How ‘The Copenhagen Trilogy’ Came To Be The Book of the Year

Winter has truly begun, a perfect time for a deep dive into the work of authors from cold and snowy parts of the world.

On Thursday, Jan. 27, at 7 p.m. three Connecticut libraries together present a talk by Michael Favala Goldman about the challenges he faced in translating the third section of the acclaimed “Copenhagen Trilogy” by Danish poet and author Tove Ditlevsen.

The first two portions of the autobiographical book (“Childhood” and “Youth”) were translated into English in the mid 20th century. Goldman’s new translation of the third portion of the book, “Dependency,” has  never been published before in English. This section of the book tells of Ditlevsen’s drug addiction, enabled by her doctor husband, leading up to her suicide in 1976 at age 59.

The three parts of the trilogy were published together, in English, for the first time in 2021 and sparked what Amazon.com describes as “Tove fever.”

The talk on Zoom on Jan. 27 is hosted by the Hotchkiss Library of Sharon, the Essex Public Library and the Norfolk Library.
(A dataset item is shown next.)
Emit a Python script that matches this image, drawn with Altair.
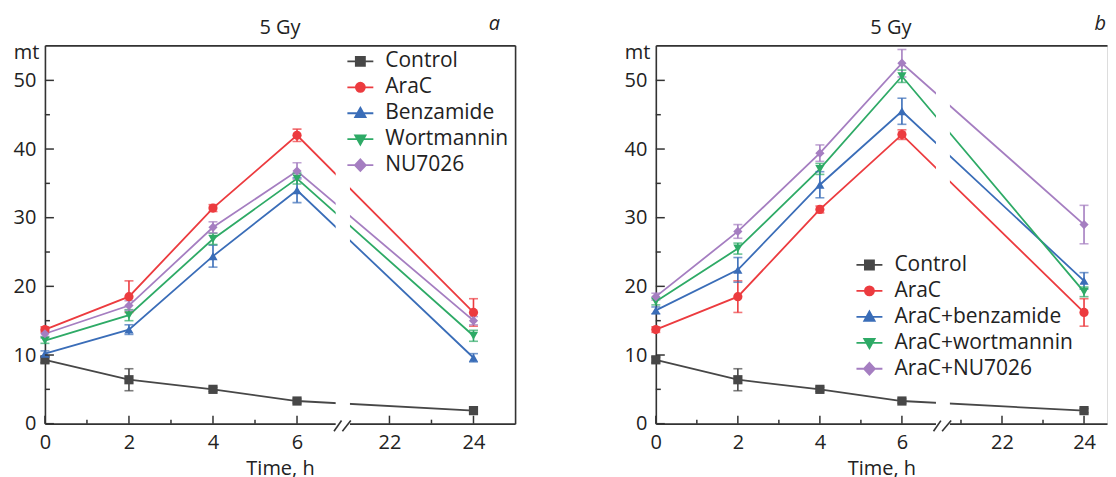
import altair as alt
import pandas as pd

# ---------------- data ----------------
TIMES = [0, 2, 4, 6, 24]

CONTROL = [9.3, 6.4, 5.0, 3.3, 1.9]
CONTROL_ERR = [0.4, 1.6, 0.3, 0.3, 0.3]

A_ARAC = [13.7, 18.5, 31.4, 42.0, 16.2]
A_ARAC_ERR = [0.4, 2.3, 0.5, 0.9, 2.0]
A_BENZ = [10.2, 13.7, 24.4, 34.0, 9.6]
A_BENZ_ERR = [0.4, 0.7, 1.6, 1.8, 0.6]
A_WORT = [12.1, 15.8, 26.9, 35.7, 12.8]
A_WORT_ERR = [0.4, 0.8, 0.8, 0.8, 0.8]
A_NU = [13.1, 17.2, 28.6, 36.8, 15.0]
A_NU_ERR = [0.4, 0.7, 0.8, 1.2, 0.6]

B_ARAC = [13.7, 18.5, 31.2, 42.1, 16.2]
B_ARAC_ERR = [0.4, 2.3, 0.5, 0.7, 2.0]
B_BENZ = [16.5, 22.4, 34.8, 45.5, 20.8]
B_BENZ_ERR = [0.5, 1.8, 1.9, 1.9, 1.2]
B_WORT = [17.8, 25.5, 37.1, 50.6, 19.2]
B_WORT_ERR = [0.5, 0.8, 0.8, 0.9, 0.7]
B_NU = [18.5, 28.0, 39.4, 52.5, 29.0]
B_NU_ERR = [0.5, 1.0, 1.2, 2.0, 2.8]

A_NAMES = ["Control", "AraC", "Benzamide", "Wortmannin", "NU7026"]
B_NAMES = ["Control", "AraC", "AraC+benzamide", "AraC+wortmannin", "AraC+NU7026"]

Y_MAJOR = [0, 10, 20, 30, 40, 50]
Y_MINOR = [5, 15, 25, 35, 45]
X_MAJOR = [0, 2, 4, 6, 22, 24]
A_X_MINOR = [1, 3, 5, 23]
B_X_MINOR = [1, 3, 5, 21, 23]

# ---------------- styles ----------------
COLORS = ["#474747", "#EC3B3F", "#3A6DB8", "#2EAA66", "#A57EC1"]
SHAPES = ["square", "circle", "triangle-up", "triangle-down", "diamond"]
LEG_PATHS = [
    "M-1,0H1M-0.35,-0.35H0.35V0.35H-0.35Z",
    "M-1,0H1M-0.35,0A0.35,0.35 0 1,0 0.35,0A0.35,0.35 0 1,0 -0.35,0Z",
    "M-1,0H1M0,-0.42L0.4,0.3L-0.4,0.3Z",
    "M-1,0H1M0,0.42L0.4,-0.3L-0.4,-0.3Z",
    "M-1,0H1M0,-0.45L0.42,0L0,0.45L-0.42,0Z",
]
FONT = "Open Sans"
TXT = "#222222"
AX = "#333333"
H = 379
YMAX = 55.1


def panel(names, means, errs, offset, xmax, width, minor_hours, rect_x,
          slashes, leg_xy, letter, letter_x, letter_align, right_frame):
    rows = []
    for n, m, e in zip(names, means, errs):
        for t, v, er in zip(TIMES, m, e):
            rows.append({"series": n, "t": t, "y": v, "lo": v - er, "hi": v + er})
    df = pd.DataFrame(rows)
    vexpr = f"datum.t > 10 ? datum.t - {offset} : datum.t"
    base = alt.Chart(df).transform_calculate(v=vexpr)

    xs = alt.Scale(domain=[0, xmax], nice=False, zero=False)
    ys = alt.Scale(domain=[0, YMAX], nice=False, zero=False)
    # reversed order (same mapping) so this scale is not merged with the legend scales
    cs = alt.Scale(domain=names[::-1], range=COLORS[::-1])

    def virt(h):
        return h if h <= 10 else round(h - offset, 4)

    xaxis = alt.Axis(
        values=[virt(h) for h in X_MAJOR],
        labelExpr=f"format(datum.value > 7 ? datum.value + {offset} : datum.value, '.0f')",
        ticks=False, tickSize=0, grid=False, domainColor=AX, domainWidth=1.6,
        labelPadding=9, labelFontSize=20, labelFont=FONT, labelColor=TXT,
        labelFlush=False, labelOverlap=False,
        title="Time, h", titleFontSize=20, titleFont=FONT, titleFontWeight="normal",
        titleColor=TXT, titlePadding=6)
    yaxis = alt.Axis(
        values=Y_MAJOR, format="d", ticks=False, tickSize=0, grid=False,
        domainColor=AX, domainWidth=1.6, labelPadding=9, labelFontSize=20,
        labelFont=FONT, labelColor=TXT, labelFlush=False, labelOverlap=False,
        title="mt", titleAngle=0, titleAlign="right", titleBaseline="alphabetic",
        titleX=-6, titleY=13, titleFontSize=20, titleFont=FONT,
        titleFontWeight="normal", titleColor=TXT)
    frame_x = alt.Axis(orient="top", labels=False, ticks=False, grid=False,
                       domain=True, domainColor=AX, domainWidth=1.6, title=None)
    frame_y = alt.Axis(orient="right", labels=False, ticks=False, grid=False,
                       domain=True, domainColor=AX, domainWidth=1.6, title=None)

    X = lambda f: alt.X(f, scale=xs, axis=None)
    Y = lambda f: alt.Y(f, scale=ys, axis=None)
    C = alt.Color("series:N", scale=cs, legend=None)

    layers = []
    layers.append(base.mark_line(strokeWidth=1.8).encode(
        x=alt.X("v:Q", scale=xs, axis=xaxis),
        y=alt.Y("y:Q", scale=ys, axis=yaxis), color=C))

    rect_df = pd.DataFrame([{"x1": rect_x[0], "x2": rect_x[1], "y1": -0.4, "y2": 54.7}])
    layers.append(alt.Chart(rect_df).mark_rect(color="white").encode(
        x=alt.X("x1:Q", scale=xs, axis=frame_x), x2="x2:Q",
        y=alt.Y("y1:Q", scale=ys, axis=frame_y if right_frame else None), y2="y2:Q"))

    layers.append(base.mark_rule(strokeWidth=1.6).encode(
        x=X("v:Q"), y=Y("lo:Q"), y2="hi:Q", color=C))
    layers.append(base.transform_fold(["lo", "hi"], as_=["k", "cap"]).mark_tick(
        orient="horizontal", size=9, thickness=1.6).encode(
        x=X("v:Q"), y=Y("cap:Q"), color=C))

    for n, shp in zip(names, SHAPES):
        layers.append(base.transform_filter(alt.datum.series == n).mark_point(
            shape=shp, filled=True, size=85, opacity=1).encode(
            x=X("v:Q"), y=Y("y:Q"), color=C))

    # inward ticks
    tmaj = alt.Chart(pd.DataFrame({"t": X_MAJOR})).transform_calculate(v=vexpr, z="0")
    layers.append(tmaj.mark_rule(color=AX, strokeWidth=1.5).encode(
        x=X("v:Q"), y=Y("z:Q"), y2=alt.value(H - 8)))
    tmin = alt.Chart(pd.DataFrame({"t": minor_hours})).transform_calculate(v=vexpr, z="0")
    layers.append(tmin.mark_rule(color=AX, strokeWidth=1.5).encode(
        x=X("v:Q"), y=Y("z:Q"), y2=alt.value(H - 4)))
    layers.append(alt.Chart(pd.DataFrame({"yv": Y_MAJOR})).mark_rule(
        color=AX, strokeWidth=1.5).encode(y=Y("yv:Q"), x=alt.value(0), x2=alt.value(9)))
    layers.append(alt.Chart(pd.DataFrame({"yv": Y_MINOR})).mark_rule(
        color=AX, strokeWidth=1.5).encode(y=Y("yv:Q"), x=alt.value(0), x2=alt.value(5)))

    # axis break marks
    sl_df = pd.DataFrame([{"a": s[0], "b": s[1], "c": -1.1, "d": 0.45} for s in slashes])
    layers.append(alt.Chart(sl_df).mark_rule(color=AX, strokeWidth=1.6).encode(
        x=X("a:Q"), x2="b:Q", y=Y("c:Q"), y2="d:Q"))

    # heading and panel letter
    layers.append(alt.Chart(pd.DataFrame({"s": ["5 Gy"]})).mark_text(
        fontSize=20, font=FONT, color=TXT, align="center",
        baseline="alphabetic").encode(text="s:N", x=alt.value(235.5), y=alt.value(-11)))
    layers.append(alt.Chart(pd.DataFrame({"s": [letter]})).mark_text(
        fontStyle="italic", fontSize=20, font=FONT, color=TXT, align=letter_align,
        baseline="alphabetic").encode(text="s:N", x=alt.value(letter_x), y=alt.value(-15)))

    leg = alt.Legend(title=None, orient="none", legendX=leg_xy[0], legendY=leg_xy[1],
                     labelFontSize=21, labelFont=FONT, labelColor=TXT, labelLimit=400,
                     symbolSize=676, symbolStrokeWidth=1.8, symbolOpacity=1,
                     labelOffset=11, rowPadding=2, padding=0)
    ls = alt.Scale(domain=names, range=COLORS)
    layers.append(base.mark_point(filled=True, size=0).encode(
        x=X("v:Q"), y=Y("y:Q"),
        fill=alt.Fill("series:N", scale=ls, legend=leg),
        stroke=alt.Stroke("series:N", scale=ls, legend=leg),
        shape=alt.Shape("series:N", scale=alt.Scale(domain=names, range=LEG_PATHS),
                        legend=leg)))

    return alt.layer(*layers).resolve_axis(x="independent", y="independent").properties(
        width=width, height=H)


pa = panel(A_NAMES,
           [CONTROL, A_ARAC, A_BENZ, A_WORT, A_NU],
           [CONTROL_ERR, A_ARAC_ERR, A_BENZ_ERR, A_WORT_ERR, A_NU_ERR],
           offset=13.8, xmax=11.19, width=471, minor_hours=A_X_MINOR,
           rect_x=(6.92, 7.26), slashes=[(6.88, 7.06), (7.08, 7.28)],
           leg_xy=(302, 2), letter="a", letter_x=456, letter_align="right",
           right_frame=True)
pb = panel(B_NAMES,
           [CONTROL, B_ARAC, B_BENZ, B_WORT, B_NU],
           [CONTROL_ERR, B_ARAC_ERR, B_BENZ_ERR, B_WORT_ERR, B_NU_ERR],
           offset=13.56, xmax=11.0, width=452, minor_hours=B_X_MINOR,
           rect_x=(6.83, 7.17), slashes=[(6.77, 6.95), (6.98, 7.2)],
           leg_xy=(200, 206), letter="b", letter_x=451, letter_align="right",
           right_frame=False)

chart = alt.hconcat(pa, pb, spacing=107).resolve_scale(
    color="independent", fill="independent", stroke="independent",
    shape="independent").configure_view(stroke="transparent").configure(
    font=FONT, padding={"left": 4, "top": 5, "right": 0, "bottom": 0})

chart.save("out.html", embed_options={"renderer": "svg", "actions": False})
Goldman will talk about how he discovered Ditlevsen’s work and decided to translate it, and how the book became an unexpected publishing sensation.

A resident of Northampton, Mass., Goldman is a respected translator as well as a poet, educator and jazz musician.


This program is free, but requires advance registration at hotchkiss­libraryofsharon.org/event/copenhagen.